Gros sommet à 70-74 avec un creux important dans la région 50-54 à 65-69 ans. Il y a plus de 80-84 ans que de 25-29 ans.
Source: populationpyramid.net

Sommet important à 55-59/50-54 ans. La population est moins veillissante que le Japon, mais le manque de jeune est criant tout comme le Japon. Il y a autant de 15-19 ans que de 80-84 ans.
Source: populationpyramid.net

Sommet à 55-59, beaucoup moins de personnes très âgées comparativement au Japon et à l’Allemagne. Il y a plus de 15-19 ans que de 70-74 ans. Quand on se compare, on se console.
Source: populationpyramid.net

Les américains ont plus de 25-34 ans que de 55-64 ans. La pyramide des âges est très lisse par rapport aux autres pays.
Source: populationpyramid.net

À titre comparatif, voici la pyramide des âges pour les États-Unis en 1980 alors que l’inflation était de 12-14%

Si on assume que cette théorie soit exacte, d’un point de vue macro, on n’a pas fini avec les bas taux d’intérêt mondiaux, car cela va prendre du temps avant que la démographie se normalise. D’un autre côté, au Canada, on a un pic des 25-29 et 30-34 ans tout comme on avait eu aux États-Unis, mais de façon beaucoup plus subtile. Est-ce que cela peut mettre de la pression sur l’inflation à court terme? Peut-être!

LA POLITIQUE MONÉTAIRE DES BANQUES CENTRALES

On pourrait rajouter à cela les politiques monétaires agressives des banques centrales pour faire diminuer le taux des obligations 10 ans pour stimuler l’économie. Certains avancent que les taux d’intérêt sont faibles parce que les banques centrales ont commencé à acheter de façon plus agressive des obligations. D’accord, mais pourquoi fondamentalement les banques centrales peuvent se le permettre? Normalement, création monétaire rime avec inflation, mais comme on a vu sur des graphiques précédents, ça ne semble pas être le cas. Le Japon a une politique monétaire très accommodante depuis les années 2000 et l’inflation est toujours resté basse. On est très loin du Zimbabwe ou de L’Allemagne après la première guerre mondiale. Quand on regarde la pyramide des âges japonaise, ça semble se tenir.

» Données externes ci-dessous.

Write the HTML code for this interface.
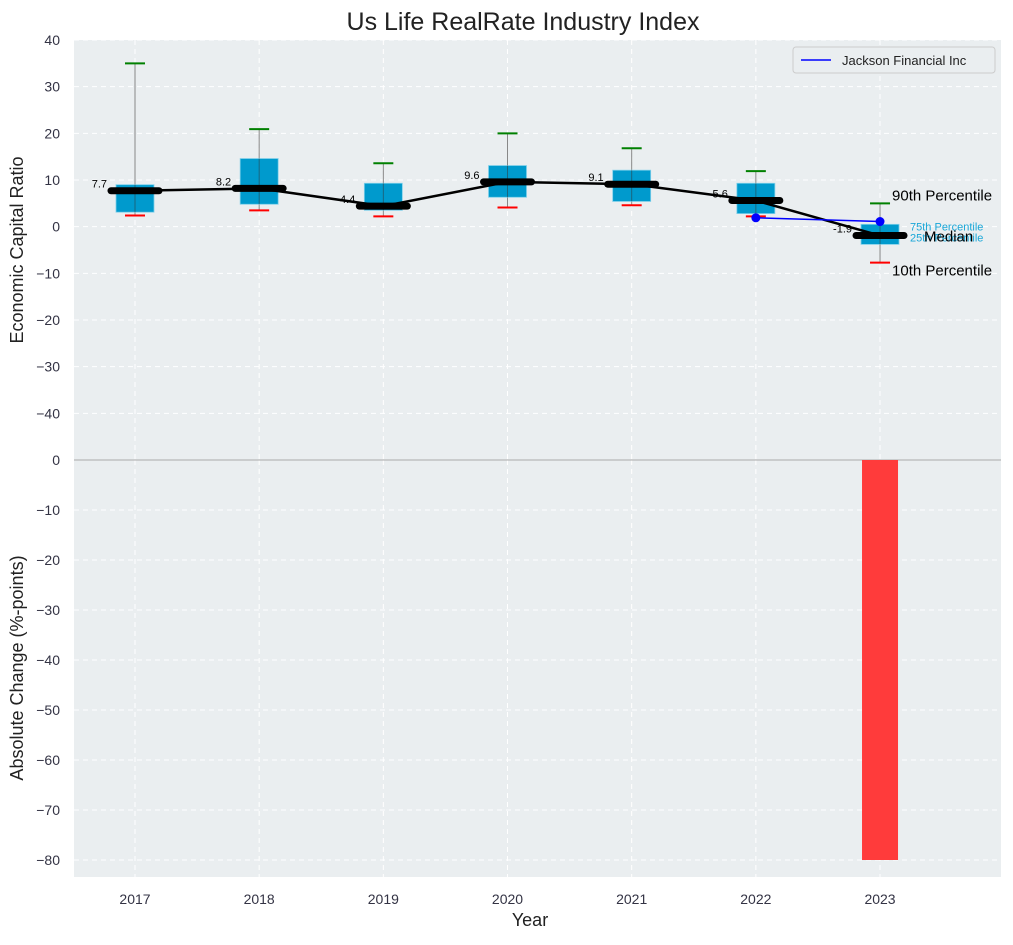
<!DOCTYPE html>
<html><head><meta charset="utf-8"><style>
body{margin:0;background:#fff;font-family:"Liberation Sans",sans-serif}
text{font-family:"Liberation Sans",sans-serif}
</style></head><body>
<svg id="chart" width="1013" height="940" xmlns="http://www.w3.org/2000/svg"></svg>
<script>
const years=[2017,2018,2019,2020,2021,2022,2023];
const p10=[2.4,3.5,2.2,4.1,4.6,2.2,-7.7];
const p25=[3.1,4.8,3.5,6.3,5.4,2.8,-3.8];
const med=[7.7,8.2,4.4,9.6,9.1,5.6,-1.9];
const p75=[9.0,14.6,9.3,13.1,12.1,9.3,0.5];
const p90=[35,20.9,13.6,20,16.8,11.9,5.0];
const jackYears=[2022,2023];
const jackVals=[1.9,1.1];
const changeYears=[2023];
const changeVals=[-80];
const topTicks=[40,30,20,10,0,-10,-20,-30,-40];
const botTicks=[0,-10,-20,-30,-40,-50,-60,-70,-80];

const NS="http://www.w3.org/2000/svg";
const svg=document.getElementById('chart');
const L=74,R=1001,T1=40,B1=460,T2=460,B2=877;
const x=v=>135+(v-2017)*124.17;
const y1=v=>T1+(40-v)/(90)*(B1-T1);
const y2=v=>T2+(0-v)/(83.4)*(B2-T2);
function el(tag,a,txt){const e=document.createElementNS(NS,tag);for(const k in a)e.setAttribute(k,a[k]);if(txt!==undefined)e.textContent=txt;svg.appendChild(e);return e;}

let e;
e=el('rect',{x:L,y:T1,width:R-L,height:B1-T1,fill:'#eaeef0'});
e=el('rect',{x:L,y:T2,width:R-L,height:B2-T2,fill:'#eaeef0'});
topTicks.forEach(t=>{e=el('line',{x1:L,x2:R,y1:y1(t),y2:y1(t),stroke:'#fff','stroke-dasharray':'5,4','stroke-width':1});
 e=el('text',{x:L-14,y:y1(t)+5,'text-anchor':'end','font-size':14,fill:'#334'},String(t).replace('-','\u2212'));});
botTicks.forEach(t=>{e=el('line',{x1:L,x2:R,y1:y2(t),y2:y2(t),stroke:'#fff','stroke-dasharray':'5,4','stroke-width':1});
 e=el('text',{x:L-14,y:y2(t)+5,'text-anchor':'end','font-size':14,fill:'#334'},String(t).replace('-','\u2212'));});
years.forEach(yr=>{[[T1,B1],[T2,B2]].forEach(([a,b])=>{e=el('line',{x1:x(yr),x2:x(yr),y1:a,y2:b,stroke:'#fff','stroke-dasharray':'5,4'});});
 e=el('text',{x:x(yr),y:B2+27,'text-anchor':'middle','font-size':14,fill:'#334'},yr);});
e=el('line',{x1:L,x2:R,y1:460,y2:460,stroke:'#aaa','stroke-width':1});

years.forEach((yr,i)=>{const cx=x(yr);
 e=el('line',{x1:cx,x2:cx,y1:y1(p90[i]),y2:y1(p10[i]),stroke:'#888','stroke-width':1});
 e=el('rect',{x:cx-19,y:y1(p75[i]),width:38,height:y1(p25[i])-y1(p75[i]),fill:'#009acd',stroke:'#7fd0ea','stroke-width':0.8});
 e=el('line',{x1:cx,x2:cx,y1:y1(p75[i]),y2:y1(p25[i]),stroke:'#333','stroke-width':1,opacity:0.5});
 e=el('line',{x1:cx-10,x2:cx+10,y1:y1(p90[i]),y2:y1(p90[i]),stroke:'green','stroke-width':2});
 e=el('line',{x1:cx-10,x2:cx+10,y1:y1(p10[i]),y2:y1(p10[i]),stroke:'red','stroke-width':2});
});
e=el('polyline',{points:years.map((yr,i)=>x(yr)+','+y1(med[i])).join(' '),fill:'none',stroke:'#000','stroke-width':2.5});
years.forEach((yr,i)=>{const cx=x(yr);
 e=el('line',{x1:cx-24,x2:cx+24,y1:y1(med[i]),y2:y1(med[i]),stroke:'#000','stroke-width':7,'stroke-linecap':'round'});
 e=el('text',{x:cx-28,y:y1(med[i])-3,'text-anchor':'end','font-size':11,fill:'#000'},med[i].toFixed(1));
});
e=el('polyline',{points:jackYears.map((yr,i)=>x(yr)+','+y1(jackVals[i])).join(' '),fill:'none',stroke:'blue','stroke-width':1.5});
jackYears.forEach((yr,i)=>{e=el('circle',{cx:x(yr),cy:y1(jackVals[i]),r:4.5,fill:'blue'});});
const li=years.length-1,lx=x(years[li]);
[[p90[li],'90th Percentile',12,15,'#000',-3],[p10[li],'10th Percentile',12,15,'#000',13],[p75[li],'75th Percentile',30,11,'#1aa7d8',6],[p25[li],'25th Percentile',30,11,'#1aa7d8',-3],[med[li],'Median',44,15,'#000',6]].forEach(([v,t,dx,fs,c,dy])=>{
 e=el('text',{x:lx+dx,y:y1(v)+dy,'font-size':fs,fill:c},t);});
changeYears.forEach((yr,i)=>{const v=changeVals[i];e=el('rect',{x:x(yr)-18,y:y2(Math.max(0,v)),width:36,height:Math.abs(y2(v)-y2(0)),fill:'#ff3b3b'});});
e=el('rect',{x:793,y:47,width:202,height:26,fill:'#eaeef0',stroke:'#ccc',rx:3});
e=el('line',{x1:801,x2:831,y1:60,y2:60,stroke:'blue','stroke-width':1.5});
e=el('text',{x:842,y:65,'font-size':13,fill:'#222'},'Jackson Financial Inc');
e=el('text',{x:523,y:30,'text-anchor':'middle','font-size':25,fill:'#222'},'Us Life RealRate Industry Index');
e=el('text',{x:530,y:926,'text-anchor':'middle','font-size':18,fill:'#222'},'Year');
e=el('text',{x:0,y:0,'text-anchor':'middle','font-size':18,fill:'#222',transform:'translate(23,250) rotate(-90)'},'Economic Capital Ratio');
e=el('text',{x:0,y:0,'text-anchor':'middle','font-size':18,fill:'#222',transform:'translate(23,668) rotate(-90)'},'Absolute Change (%-points)');
</script>
</body></html>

Quel message les banques centrales veulent lancer? La demande est faible, car il y a peu de jeune par rapport aux plus âgés. Il y a relativement beaucoup d’épargne disponible parce que les personnes âgées sont ceux qui détiennent le capital et les jeunes demandent du capital. Les banques centrales veulent lisser la demande. On ne veut pas que tout le monde achète en même temps, car cela met de la pression sur les prix (inflation). On l’a bien vu avec le prix des maisons et le prix du bois pendant la pandémie. Pour moi, le marché immobilier pandémique est particulier parce qu’il a augmenté la demande pour le logement. Si on va moins au bureau, c’est possible qu’on veuille une pièce dans sa maison plutôt que de travailler sur la table de cuisine. On a eu un combo de bas taux d’intérêt et d’un changement structurel de la demande pour l’immobilier en même temps. Bonjour la hausse de prix.

DEVRIONS-NOUS INVESTIR DANS LES OBLIGATIONS DANS CET ENVIRONNEMENT?

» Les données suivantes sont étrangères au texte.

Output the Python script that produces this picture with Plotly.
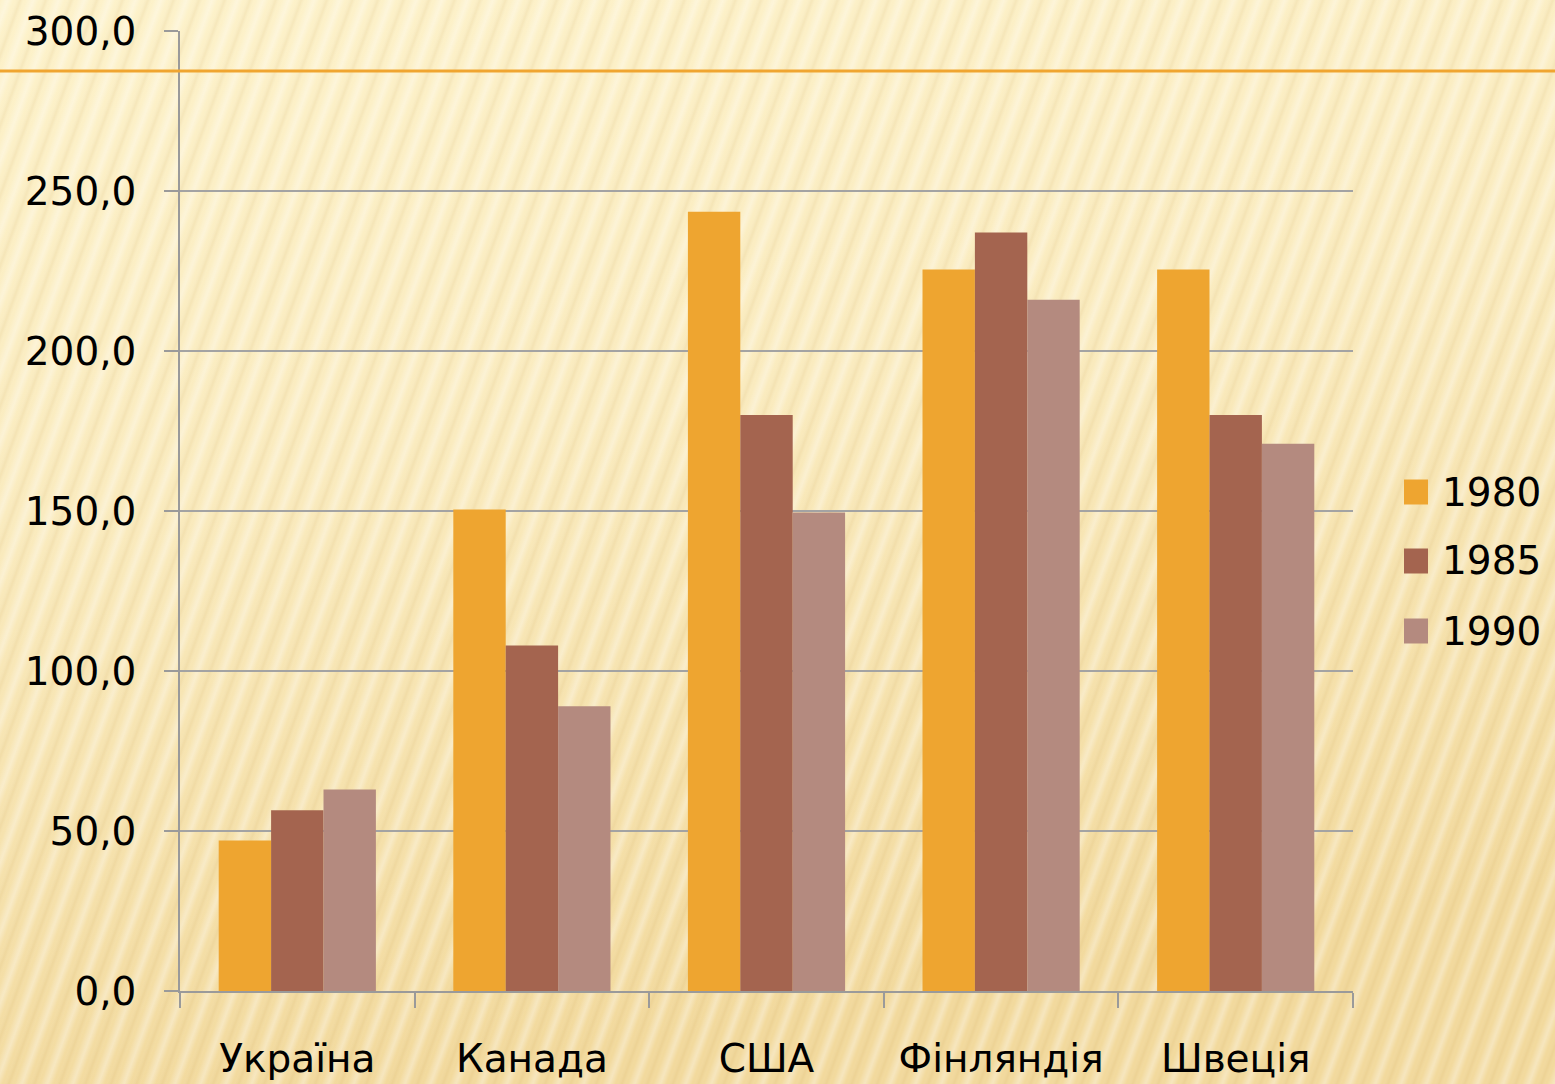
import plotly.graph_objects as go
import urllib.parse

categories = ["Україна", "Канада", "США", "Фінляндія", "Швеція"]
series_names = ["1980", "1985", "1990"]
values_1980 = [47.0, 150.5, 243.5, 225.5, 225.5]
values_1985 = [56.5, 108.0, 180.0, 237.0, 180.0]
values_1990 = [63.0, 89.0, 149.5, 216.0, 171.0]
colors = ["#EEA530", "#A4644F", "#B48A7F"]
y_ticks = [0, 50, 100, 150, 200, 250, 300]
y_tick_labels = ["0,0", "50,0", "100,0", "150,0", "200,0", "250,0", "300,0"]

W, H = 1555, 1084
L, R, T, B = 180, 202, 31, 93
PW, PH = W - L - R, H - T - B

FONT = "DejaVu Sans"

fig = go.Figure()
for name, vals, col in zip(series_names, [values_1980, values_1985, values_1990], colors):
    fig.add_trace(go.Bar(x=categories, y=vals, name=name, marker=dict(color=col, line=dict(width=0)),
                         showlegend=False))

# background: gradient + diagonal stripes
svg = f"""<svg xmlns='http://www.w3.org/2000/svg' width='{W}' height='{H}'>
<defs>
<linearGradient id='g' x1='0' y1='0' x2='0.25' y2='1'>
<stop offset='0' stop-color='#FDF2CA'/>
<stop offset='0.45' stop-color='#FAEBBE'/>
<stop offset='1' stop-color='#F2D99C'/>
</linearGradient>
<linearGradient id='s' x1='0' y1='0' x2='1' y2='0'>
<stop offset='0' stop-color='#FFFFFF' stop-opacity='0'/>
<stop offset='0.3' stop-color='#FFFFFF' stop-opacity='0.35'/>
<stop offset='0.55' stop-color='#FFFFFF' stop-opacity='0'/>
<stop offset='0.8' stop-color='#C9A660' stop-opacity='0.14'/>
<stop offset='1' stop-color='#FFFFFF' stop-opacity='0'/>
</linearGradient>
<pattern id='p' width='24' height='24' patternUnits='userSpaceOnUse' patternTransform='rotate(20)'>
<rect x='0' y='0' width='24' height='24' fill='url(#s)'/>
</pattern>
</defs>
<rect width='100%' height='100%' fill='url(#g)'/>
<rect width='100%' height='100%' fill='url(#p)'/>
</svg>"""
src = "data:image/svg+xml;charset=utf-8," + urllib.parse.quote(svg)
fig.add_layout_image(dict(source=src, xref="paper", yref="paper",
                          x=-L / PW, y=1 + T / PH, sizex=W / PW, sizey=H / PH,
                          xanchor="left", yanchor="top", sizing="stretch", layer="below"))

# orange decorative line
fig.add_shape(type="line", xref="paper", yref="paper", x0=-L / PW, x1=(W - L) / PW,
              y0=(H - B - 71) / PH, y1=(H - B - 71) / PH,
              line=dict(color="#F0A530", width=3), layer="above")

# custom legend
legend_centers = [492, 561, 631]
for name, col, cy in zip(series_names, colors, legend_centers):
    fig.add_shape(type="rect", xref="paper", yref="paper",
                  x0=(1404 - L) / PW, x1=(1428 - L) / PW,
                  y0=(H - B - (cy + 12.5)) / PH, y1=(H - B - (cy - 12.5)) / PH,
                  fillcolor=col, line=dict(width=0), layer="above")
    fig.add_annotation(xref="paper", yref="paper", x=(1440 - L) / PW, y=(H - B - cy) / PH,
                       text=name, showarrow=False, xanchor="left", yanchor="middle",
                       font=dict(family=FONT, size=39, color="#000000"))

fig.update_layout(
    width=W, height=H,
    margin=dict(l=L, r=R, t=T, b=B, autoexpand=False),
    paper_bgcolor="#F8E6B2",
    plot_bgcolor="rgba(0,0,0,0)",
    barmode="group", bargap=0.33, bargroupgap=0,
    font=dict(family=FONT, size=39, color="#000000"),
    xaxis=dict(showline=True, linecolor="#9A9A9A", linewidth=1.5, ticks="outside", tickson="boundaries",
               ticklen=15, tickcolor="#9A9A9A", tickwidth=1.5, showgrid=False, ticklabelstandoff=32,
               automargin=False,
               tickfont=dict(family=FONT, size=39, color="#000000")),
    yaxis=dict(range=[0, 300], tickvals=y_ticks, ticktext=y_tick_labels, showline=True,
               linecolor="#9A9A9A", linewidth=1.5, ticks="outside", ticklen=14, tickcolor="#9A9A9A",
               tickwidth=1.5, showgrid=True, gridcolor="#A3A3A3", gridwidth=1.5, zeroline=False,
               ticklabelstandoff=20, automargin=False,
               tickfont=dict(family=FONT, size=39, color="#000000")),
)

fig.write_html("out.html", post_script="document.body.style.margin='0';",
               config={"displayModeBar": False})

Le taux d’intérêt à court terme peut être relativement prévisible sur un horizon de 6 mois, car il dépend entièrement des décisions de la banque centrale. Par contre, tous les autres taux d’intérêt sont basés sur la politique monétaire, le cycle économique, l’anticipation des investisseurs ainsi que l’offre et la demande pour nommer que ceux-là. En bref, extrêmement difficile à prévoir. Si vous investissez dans des obligations 10 ans avec un rendement (yield-to-maturity) de 1.75%, vous obtiendrez approximativement ce rendement sur 10 ans peu importe la variation des taux. La plus grande question que vous pouvez vous poser lors d’un investissement obligataire est: « suis-je satisfait du rendement obtenu pour la période de détention compte tenu du risque ». Au final, c’est un des seuls éléments dont votre degré de confiance est élevé. Toutes les autres variables sont aléatoires…ou presque. Essayez de prendre des décisions éclairées sur les éléments que vous contrôlez plutôt que vous cassez la tête sur ce que vous ne contrôlez pas. Soyez simplement conscients des scénarios possibles et votre degré de confort si ces scénarios se réaliseraient.